'Hyde is a contractor in a deeper sense: his jobsite is the grand, dusty edifice of formalist High modernism.'
The history of art is littered with “ghost careers.” More or less famously, Gauguin was once a stockbroker, Beckmann a nurse, Rosenquist a signpainter, Koons a marketer. In his own former life, Jim Hyde worked as a GC, a general contractor. For ten years in the eighties and early nineties, he and his crew demolished and reinstalled walls, floors, pipes, conduit, and cabinetry all over Manhattan and Brooklyn. Contracting is working class work, but it’s also a kind of liberal art, incorporating a range of skills--plastering, tiling, plumbing, wiring, painting, glazing—that puts the slim quiver of techniques taught in art schools to shame.

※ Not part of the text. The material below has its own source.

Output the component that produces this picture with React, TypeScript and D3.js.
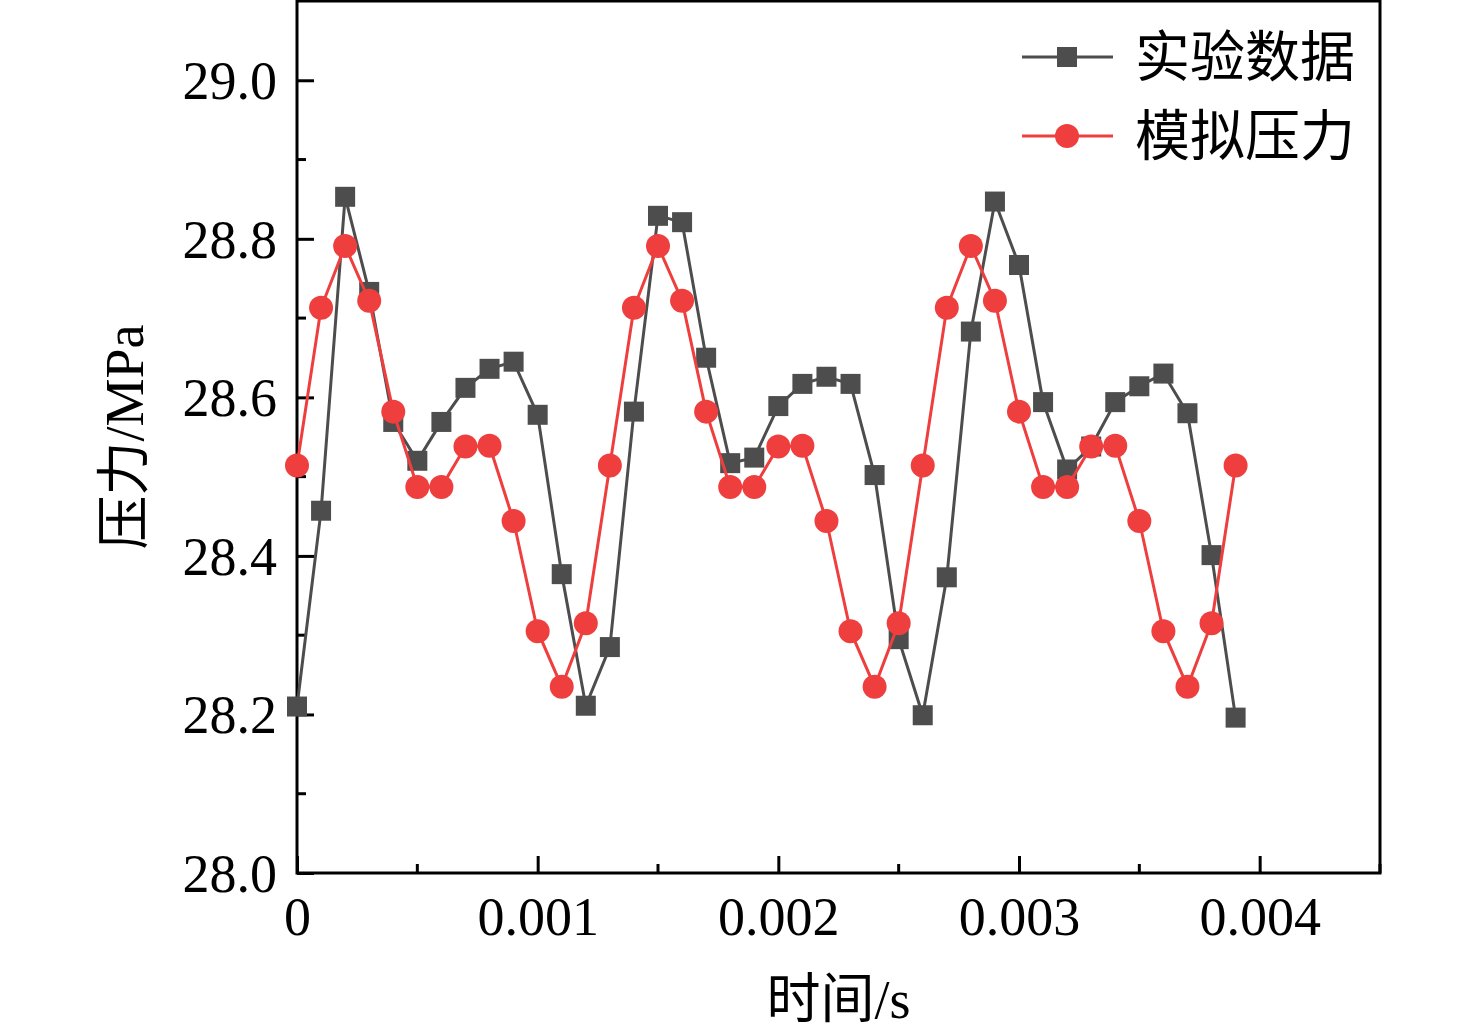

Contracting may be the ideal preparation for the demands of a freewheeling, pluralist, art practice—or at least, so Hyde’s art tempts us to believe. Nowadays, of course, Hyde no longer installs plumbing or drywall. But he hasn’t entirely quit his old dayjob. It’s not just a matter of his technical versatility, his preference for construction materials, his allusions to domestic forms, or even his sneaky, professional modesty. Hyde is a contractor in a deeper sense: his jobsite is the grand, dusty edifice of formalist High modernism. Hyde is remodeling it for new tenants, whose budgets are leaner, and whose expectations are more nuanced, than their predecessors’. Those tenants are us.
Alexi Worth
His works are in the collections of the Guggenheim, the Museum of Modern Art (New York), the Brooklyn Museum of Art, and the Corcoran Gallery of Art in Washington, DC, among others. His works have been shown regularly in the United States for over 30 years (San Diego Museum of Art, Susquehanna Art Museum, Queens Museum, Reynolds Gallery...), and has been exhibited at the Centre d'Art Contemporain de Quimper, the Credac in Ivry-sur-Seine, and the Maison de la Culture de Bourges.